Em casa, pai e mãe são super-protetores não deixam ele em paz:

“- Parece que eu tenho cinco anos de idade…” reclama Leonardo.

Mas ele se abre mais com a avó (Selma Egrei), para quem pergunta sobre o namoro dos pais e a vida amorosa dela com o avô. Papos gostosos que divertem os dois.

O garoto anseia por liberdade e sonha em fazer intercâmbio através de uma agência especializada em cegos. Quer ir para um lugar onde ninguém conheça ele.

Mas mais que descobrir o mundo, o que não faz muito sentido para ele, Leonardo quer descobrir-se.

E não é um deprimido. Quer conhecer o amor mas não dispõe de visão. Como encontrar um alguém que desperte nele tudo que está a ponto de explodir?

Mas quando chega Gabriel (Fabio Audi), o novo aluno da sala, tudo vai mudar para Leonardo.

Com muita delicadeza, o diretor e roteirista paulista, Daniel Ribeiro, em seu primeiro longa, acerta no tom com que lida com assuntos que poderiam ser difíceis.

A cegueira não vai impedir Leonardo de explorar sua sexualidade.
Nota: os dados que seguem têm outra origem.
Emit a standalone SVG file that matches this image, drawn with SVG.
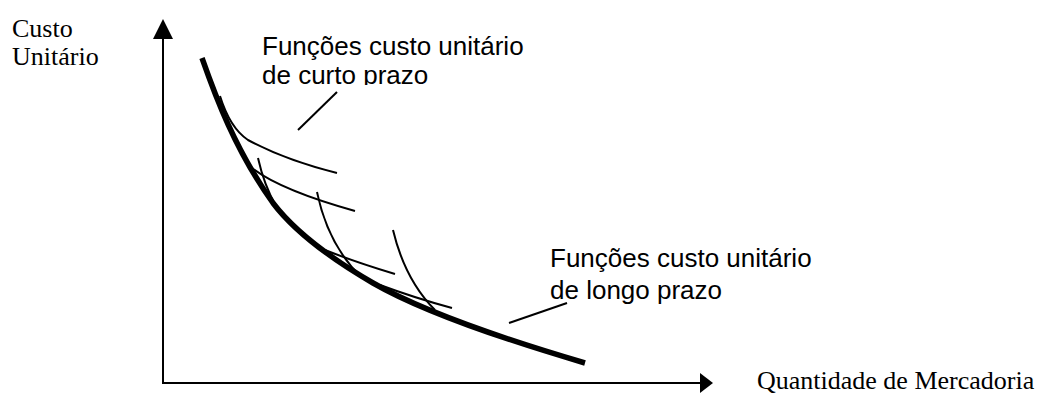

E é aqui que sentimos a força do talento, não só de Guilherme Lobo, que vive o garoto cego com perfeição mas o modo como o diretor vai levando o espectador a identificar-se e torcer pelo personagem.
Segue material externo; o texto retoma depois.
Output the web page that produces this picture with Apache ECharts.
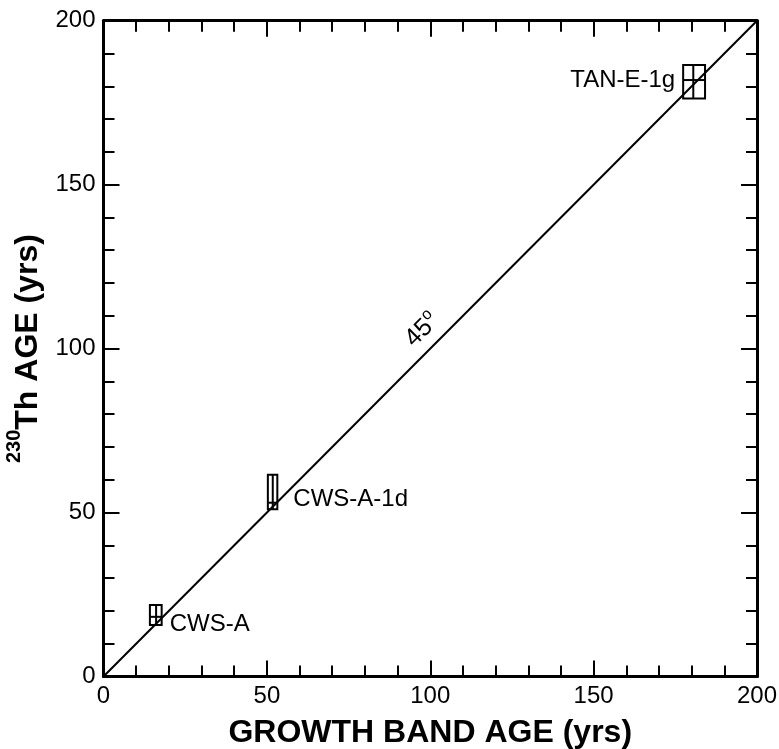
<!DOCTYPE html>
<html>
<head>
<meta charset="utf-8">
<script src="https://cdn.jsdelivr.net/npm/echarts@6/dist/echarts.min.js"></script>
<style>
html,body{margin:0;padding:0;background:#fff;}
#chart{width:779px;height:749px;}
</style>
</head>
<body>
<div id="chart"></div>
<script>
// ---- data ----
var sampleNames = ['CWS-A', 'CWS-A-1d', 'TAN-E-1g'];
var bandAge     = [16.1, 51.8, 180.5];   // x (growth band age)
var bandAgeLo   = [14.2, 50.3, 177.4];
var bandAgeHi   = [17.8, 53.2, 184.1];
var thAge       = [18.2, 53.0, 181.9];   // y (230Th age)
var thAgeLo     = [15.7, 51.0, 176.3];
var thAgeHi     = [21.8, 61.5, 186.5];
var oneToOneX   = [0, 200];
var oneToOneY   = [0, 200];
var lineLabelAt = [97.2, 106];
var axisMin = 0, axisMax = 200, axisStep = 50;

// ---- layout (not data) ----
var labelLayout = [
  {align: 'left',  dx: 8,  dy: 8},
  {align: 'left',  dx: 16, dy: -3},
  {align: 'right', dx: -8, dy: 0}
];

var FONT = '"Liberation Sans", Arial, Helvetica, sans-serif';

var boxData = sampleNames.map(function (n, i) {
  return [bandAge[i], bandAgeLo[i], bandAgeHi[i], thAge[i], thAgeLo[i], thAgeHi[i], i];
});
var lineData = oneToOneX.map(function (x, i) { return [x, oneToOneY[i]]; });

function axisCommon(showLabels) {
  return {
    type: 'value', min: axisMin, max: axisMax, interval: axisStep,
    axisLine: {show: true, onZero: false, lineStyle: {color: '#000', width: 3}},
    axisTick: {show: true, inside: true, length: 16, lineStyle: {color: '#000', width: 2}},
    minorTick: {show: true, splitNumber: 5, length: 11, lineStyle: {color: '#000', width: 2}},
    splitLine: {show: false},
    minorSplitLine: {show: false},
    axisLabel: {show: showLabels, fontSize: 24, color: '#000', fontFamily: FONT, margin: 8}
  };
}

var xBottom = axisCommon(true);
xBottom.position = 'bottom';
xBottom.name = 'GROWTH BAND AGE (yrs)';
xBottom.nameLocation = 'middle';
xBottom.nameGap = 41;
xBottom.nameTextStyle = {fontSize: 32, fontWeight: 'bold', color: '#000', fontFamily: FONT};
var xTop = axisCommon(false);
xTop.position = 'top';

var yLeft = axisCommon(true);
yLeft.position = 'left';
yLeft.name = '{sup|230}{main|Th AGE (yrs)}';
yLeft.nameLocation = 'middle';
yLeft.nameRotate = 90;
yLeft.nameGap = 54;
yLeft.nameTextStyle = {
  color: '#000', fontFamily: FONT,
  rich: {
    sup: {fontSize: 20, fontWeight: 'bold', color: '#000', fontFamily: FONT, verticalAlign: 'top', lineHeight: 40},
    main: {fontSize: 32, fontWeight: 'bold', color: '#000', fontFamily: FONT, verticalAlign: 'bottom', lineHeight: 40}
  }
};
var yRight = axisCommon(false);
yRight.position = 'right';

var option = {
  animation: false,
  backgroundColor: '#fff',
  grid: {left: 103.5, right: 22, top: 20.7, bottom: 72.5, containLabel: false, outerBoundsMode: 'none'},
  xAxis: [xBottom, xTop],
  yAxis: [yLeft, yRight],
  series: [
    {
      type: 'line', data: lineData, xAxisIndex: 0, yAxisIndex: 0,
      symbol: 'none', silent: true,
      lineStyle: {color: '#000', width: 2}
    },
    {
      type: 'custom', xAxisIndex: 0, yAxisIndex: 0, silent: true,
      data: boxData,
      renderItem: function (params, api) {
        var xc = api.value(0), xl = api.value(1), xh = api.value(2);
        var yc = api.value(3), yl = api.value(4), yh = api.value(5);
        var idx = api.value(6);
        var p1 = api.coord([xl, yh]);
        var p2 = api.coord([xh, yl]);
        var pc = api.coord([xc, yc]);
        var st = {stroke: '#000', lineWidth: 2, fill: null};
        var lay = labelLayout[idx];
        var tx = lay.align === 'left' ? p2[0] + lay.dx : p1[0] + lay.dx;
        return {
          type: 'group',
          children: [
            {type: 'rect', shape: {x: p1[0], y: p1[1], width: p2[0] - p1[0], height: p2[1] - p1[1]}, style: st},
            {type: 'line', shape: {x1: pc[0], y1: p1[1], x2: pc[0], y2: p2[1]}, style: st},
            {type: 'line', shape: {x1: p1[0], y1: pc[1], x2: p2[0], y2: pc[1]}, style: st},
            {type: 'text', x: tx, y: pc[1] + lay.dy,
              style: {text: sampleNames[idx], fill: '#000', fontSize: 24, fontFamily: FONT,
                align: lay.align, verticalAlign: 'middle'}}
          ]
        };
      }
    },
    {
      type: 'custom', xAxisIndex: 0, yAxisIndex: 0, silent: true,
      data: [lineLabelAt],
      renderItem: function (params, api) {
        var p = api.coord([api.value(0), api.value(1)]);
        return {
          type: 'text', x: p[0], y: p[1], rotation: Math.PI / 4,
          style: {
            text: '{n|45}{d|o}', align: 'center', verticalAlign: 'middle',
            fontFamily: FONT,
            rich: {
              n: {fontSize: 25, fontFamily: FONT, fill: '#000', color: '#000', verticalAlign: 'bottom', lineHeight: 28},
              d: {fontSize: 16, fontFamily: FONT, fill: '#000', color: '#000', verticalAlign: 'top', lineHeight: 28}
            }
          }
        };
      }
    }
  ]
};

var chart = echarts.init(document.getElementById('chart'), null, {renderer: 'canvas'});
chart.setOption(option);
</script>
</body>
</html>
Há um frescor e alegria nas descobertas, que faz com que o filme emocione até o mais renitente dos conservadores.

Em Berlim, o filme ganhou o “Teddy Award”, que é dado ao filme que melhor tratou de questões das minorias gays, levou também o prêmio de Melhor Filme da Mostra Panorama pelo FIPRESCI, o júri da crítica internacional e o 2º lugar do Prêmio do Público na Berlinale 2014. Fez bonito.
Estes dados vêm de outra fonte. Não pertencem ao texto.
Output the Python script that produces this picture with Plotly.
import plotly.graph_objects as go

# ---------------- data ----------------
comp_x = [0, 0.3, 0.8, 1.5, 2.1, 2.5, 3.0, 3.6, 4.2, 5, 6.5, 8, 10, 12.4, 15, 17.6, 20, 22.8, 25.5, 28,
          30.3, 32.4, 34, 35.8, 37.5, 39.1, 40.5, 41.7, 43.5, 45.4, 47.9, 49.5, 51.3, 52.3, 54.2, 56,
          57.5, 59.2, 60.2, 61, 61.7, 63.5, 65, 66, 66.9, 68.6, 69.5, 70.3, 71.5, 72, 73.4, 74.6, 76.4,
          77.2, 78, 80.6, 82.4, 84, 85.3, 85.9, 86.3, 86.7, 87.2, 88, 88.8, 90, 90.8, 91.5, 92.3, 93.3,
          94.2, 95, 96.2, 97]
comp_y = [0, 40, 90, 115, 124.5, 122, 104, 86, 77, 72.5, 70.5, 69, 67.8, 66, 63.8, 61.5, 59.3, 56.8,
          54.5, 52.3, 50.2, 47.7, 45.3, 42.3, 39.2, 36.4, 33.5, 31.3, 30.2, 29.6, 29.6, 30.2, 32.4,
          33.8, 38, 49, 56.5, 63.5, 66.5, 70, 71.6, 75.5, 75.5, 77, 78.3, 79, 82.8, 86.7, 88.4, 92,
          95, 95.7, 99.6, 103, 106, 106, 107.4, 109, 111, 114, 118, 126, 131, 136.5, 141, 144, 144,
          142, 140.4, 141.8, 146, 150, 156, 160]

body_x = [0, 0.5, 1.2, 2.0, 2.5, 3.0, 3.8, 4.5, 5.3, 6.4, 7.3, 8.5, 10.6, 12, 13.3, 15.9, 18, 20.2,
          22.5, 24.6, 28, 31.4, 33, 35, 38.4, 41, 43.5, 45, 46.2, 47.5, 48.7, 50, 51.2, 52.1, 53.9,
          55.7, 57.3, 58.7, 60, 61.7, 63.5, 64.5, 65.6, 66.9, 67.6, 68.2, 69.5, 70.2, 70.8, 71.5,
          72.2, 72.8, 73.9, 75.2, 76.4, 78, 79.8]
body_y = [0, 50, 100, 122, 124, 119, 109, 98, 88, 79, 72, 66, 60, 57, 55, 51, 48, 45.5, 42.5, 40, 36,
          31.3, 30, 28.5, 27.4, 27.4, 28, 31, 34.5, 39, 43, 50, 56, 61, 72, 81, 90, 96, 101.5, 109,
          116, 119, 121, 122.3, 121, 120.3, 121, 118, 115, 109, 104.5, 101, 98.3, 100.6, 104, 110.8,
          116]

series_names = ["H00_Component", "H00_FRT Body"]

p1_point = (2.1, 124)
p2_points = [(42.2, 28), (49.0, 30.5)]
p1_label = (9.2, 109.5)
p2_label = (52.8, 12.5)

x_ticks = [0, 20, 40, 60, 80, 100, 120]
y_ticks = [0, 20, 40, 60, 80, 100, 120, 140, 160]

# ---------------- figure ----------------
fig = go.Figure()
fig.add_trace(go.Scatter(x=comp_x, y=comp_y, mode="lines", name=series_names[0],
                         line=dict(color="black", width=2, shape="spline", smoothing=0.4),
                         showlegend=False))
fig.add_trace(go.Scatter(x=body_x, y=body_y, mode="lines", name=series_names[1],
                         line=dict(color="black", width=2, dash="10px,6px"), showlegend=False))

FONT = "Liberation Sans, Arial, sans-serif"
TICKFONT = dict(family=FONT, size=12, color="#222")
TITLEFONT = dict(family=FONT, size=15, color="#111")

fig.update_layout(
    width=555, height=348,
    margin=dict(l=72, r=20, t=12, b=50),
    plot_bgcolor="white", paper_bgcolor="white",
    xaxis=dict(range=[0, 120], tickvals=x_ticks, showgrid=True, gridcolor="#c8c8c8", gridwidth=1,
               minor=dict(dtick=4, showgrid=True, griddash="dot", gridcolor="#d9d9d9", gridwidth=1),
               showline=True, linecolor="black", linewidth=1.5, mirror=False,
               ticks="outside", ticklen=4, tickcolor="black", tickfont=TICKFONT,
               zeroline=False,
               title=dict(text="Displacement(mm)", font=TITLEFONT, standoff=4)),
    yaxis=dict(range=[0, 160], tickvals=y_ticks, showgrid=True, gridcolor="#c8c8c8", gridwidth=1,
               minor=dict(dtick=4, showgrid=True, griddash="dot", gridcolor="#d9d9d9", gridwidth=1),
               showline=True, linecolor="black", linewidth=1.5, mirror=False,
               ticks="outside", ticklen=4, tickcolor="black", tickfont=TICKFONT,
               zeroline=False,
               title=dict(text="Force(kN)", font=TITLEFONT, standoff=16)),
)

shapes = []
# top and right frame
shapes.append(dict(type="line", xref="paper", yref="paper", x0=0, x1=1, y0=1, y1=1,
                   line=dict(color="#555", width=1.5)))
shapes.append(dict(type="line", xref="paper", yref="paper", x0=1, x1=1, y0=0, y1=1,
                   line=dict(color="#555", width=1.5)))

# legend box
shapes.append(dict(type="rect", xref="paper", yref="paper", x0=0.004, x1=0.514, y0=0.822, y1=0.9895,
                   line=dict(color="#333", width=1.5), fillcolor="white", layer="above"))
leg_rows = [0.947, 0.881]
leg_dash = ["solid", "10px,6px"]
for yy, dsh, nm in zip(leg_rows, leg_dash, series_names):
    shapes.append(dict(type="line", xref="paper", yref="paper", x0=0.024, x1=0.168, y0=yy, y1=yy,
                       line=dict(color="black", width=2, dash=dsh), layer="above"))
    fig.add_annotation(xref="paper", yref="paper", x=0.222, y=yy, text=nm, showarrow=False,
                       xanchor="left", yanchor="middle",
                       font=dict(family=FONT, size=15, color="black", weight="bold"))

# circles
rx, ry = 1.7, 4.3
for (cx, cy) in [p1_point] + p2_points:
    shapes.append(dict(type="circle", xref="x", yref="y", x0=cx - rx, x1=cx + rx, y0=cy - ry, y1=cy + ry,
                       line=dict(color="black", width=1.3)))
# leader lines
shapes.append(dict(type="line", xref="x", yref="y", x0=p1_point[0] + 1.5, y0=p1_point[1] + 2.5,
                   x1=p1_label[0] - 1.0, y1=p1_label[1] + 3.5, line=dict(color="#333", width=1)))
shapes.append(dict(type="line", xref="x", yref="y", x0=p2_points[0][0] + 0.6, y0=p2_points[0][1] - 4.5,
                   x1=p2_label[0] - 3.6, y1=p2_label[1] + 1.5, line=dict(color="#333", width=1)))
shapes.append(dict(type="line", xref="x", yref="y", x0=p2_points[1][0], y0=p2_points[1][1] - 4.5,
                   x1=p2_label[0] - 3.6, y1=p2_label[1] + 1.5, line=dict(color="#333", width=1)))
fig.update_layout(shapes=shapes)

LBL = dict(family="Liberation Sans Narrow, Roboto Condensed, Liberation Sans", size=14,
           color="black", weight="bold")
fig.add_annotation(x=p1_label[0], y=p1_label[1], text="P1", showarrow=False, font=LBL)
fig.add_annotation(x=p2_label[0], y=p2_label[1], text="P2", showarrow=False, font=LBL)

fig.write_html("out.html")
Você merece ver “Hoje Eu Quero Voltar Sozinho”. Não vai se arrepender.

Entre Nós

“Entre Nós”, Brasil 2013

Direção: Paulo Morelli

Sempre haverá, dentro de nós, saudades de um tempo que já se foi. Mesmo quando ainda somos jovens.

“Entre Nós” conta a história de um grupo de amigos que, em 1992, quando quase todos tinham 20 anos, resolvem escrever cartas secretas que só seriam abertas dez anos depois e lidas entre eles.

A natureza verde das montanhas e colinas sob uma luz dourada, é o cenário onde eles se divertem e brincam, entre baseados e garrafas de bebida. Amores nascem em segredo enquanto outros são vividos. Muitos sonhos nas mentes e corações de quase adolescentes.

Já há pares formados. Lucia (Carolina Dickmann) namora Gus (Paulo Vilhena) e Drica (Martha Nowill) está com Cazé (Julio Andrade). E os três que ficam de fora, naquela hora em que os outros estão namorando, reclamam:

“- Mas nada impede que a gente faça a própria sacanagem”, diz insinuante, Silvana (Maria Ribeiro), dona do sítio onde estão.

Felipe (Caio Blat) e Rafael (Lee Taylor), os amigos literatos, se revezam beijando a moça quando, de repente, tomam um susto. Cai algo de uma árvore, aparado pela planta que cresce na enorme pedra onde os três estão sentados. Um passarinho é resgatado com delicadeza e voa.

Passado o momento breve em que se ocuparam com algo fora deles mesmos, a conversa volta a ser auto-referente e trata do livro que Rafa escreve num caderno de espiral com uma caneta Bic:

“- Você deixou o Felipe ler?” diz Silvana indignada. “Mas a gente tinha combinado de ler junto…”

Um drama vai acontecer e esse livro vai servir de pomo da discórdia entre eles todos, na reunião de 2002.

Dez anos mais velhos, muitos sonhos desmoronados, o sucesso de uns será objeto do ciúme de outros, que pouco conseguiram da vida.

Máscaras vão cair e a sensação de que algo importante foi perdido perpassa o grupo. Haverá mágoa e desilusões.

“Entre Nós”, um filme a quatro mãos, pai e filho, Paulo e Pedro Morelli, tem personagens muito bem desenvolvidos e interpretados com talento por um elenco escolhido a dedo.

É um filme raro e ousado no cinema nacional, já que se acredita que os brasileiros só querem rir em comédias recheadas de palavrão.

“Entre Nós” tem o que a vida das pessoas comuns também tem, momentos leves e outros pesados. Mas tem também suspense e segredos, traição e mentiras, em doses de vida real.

E, por isso, tem tudo para agradar a um público que tenha sensibilidade.